2 min read

Pithy thoughts on thinking by dustin curtis

I have been stuck. Every time I sit down to write a blog post, code a feature, or start a project, I come to the same realization: in the context of AI, what I’m doing is a waste of time. It’s horrifying. The fun has been sucked out of the process of creation because nothing I make organically can compete with what AI already produces—or soon will. All of my original thoughts feel like early drafts of better, more complete thoughts that simply haven’t yet formed inside an LLM.

Thoughts on thinking
I thought I was using AI in an incredibly positive and healthy way, as a bicycle for my mind and a way to vastly increase my thinking capacity. But LLMs are insidious–using them to explore ideas feels like work, but it’s not real work. Developing a prompt is like scrolling Netflix, and reading the output is like watching a TV show. Intellectual rigor comes from the journey: the dead ends, the uncertainty, and the internal debate. Skip that, and you might still get the insight–but you’ll have lost the infrastructure for meaningful understanding. Learning by reading LLM output is cheap. Real exercise for your mind comes from building the output yourself.

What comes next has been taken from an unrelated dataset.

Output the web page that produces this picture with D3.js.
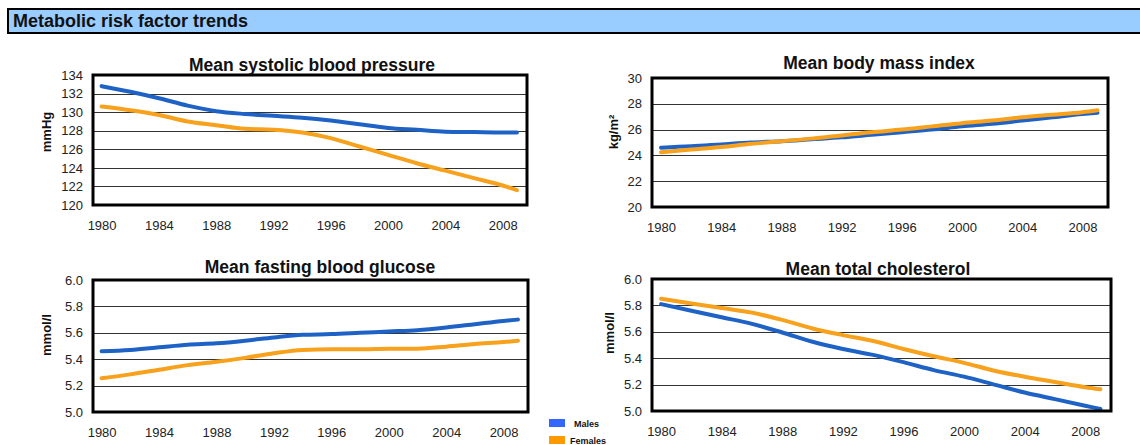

Some of these resonate. I've also been using LLMs since the GPT3 days and following them since the GPT2 days. I remember suggesting GPT 2 as a path forward to a friend who was trying to build a classifier for their project.

I am not as worried as dustin even if the thoughts resonate with me. The value from thinking, from mulling, from iterating, from compounding had two parts - internal satisfaction and external validation (when you broadcasted the thoughts with others). There was a time where the sheer act of broadcasting earned you an audience - because not enough people shared.

We've gone the other end of the spectrum now with everyone sharing most of their thoughts and it's only getting wilder. It's time to dig back into the internal satisfaction of the thinking. The past year was revelatory in how I understand myself and the past few weeks of output in this blog has increased primarily as a result of focusing on the internal validation and satisfaction.

To me AIs are just another tool, just like Google, the internet and it's an incredible summarizer of the collective human thought. It's still not a particularly tasteful one and it's certainly not an original one (even if it might seem to original to you and others as you certainly don't know the vast collection of human knowledge that's available). However, it's still a tool. It's a useful one too.

I appreciate digging into the existentialism it sometimes brings out in people and I appreciate dustin bravely sharing his. However, stick to the internal validators, and you will also leverage to make it satisfy you.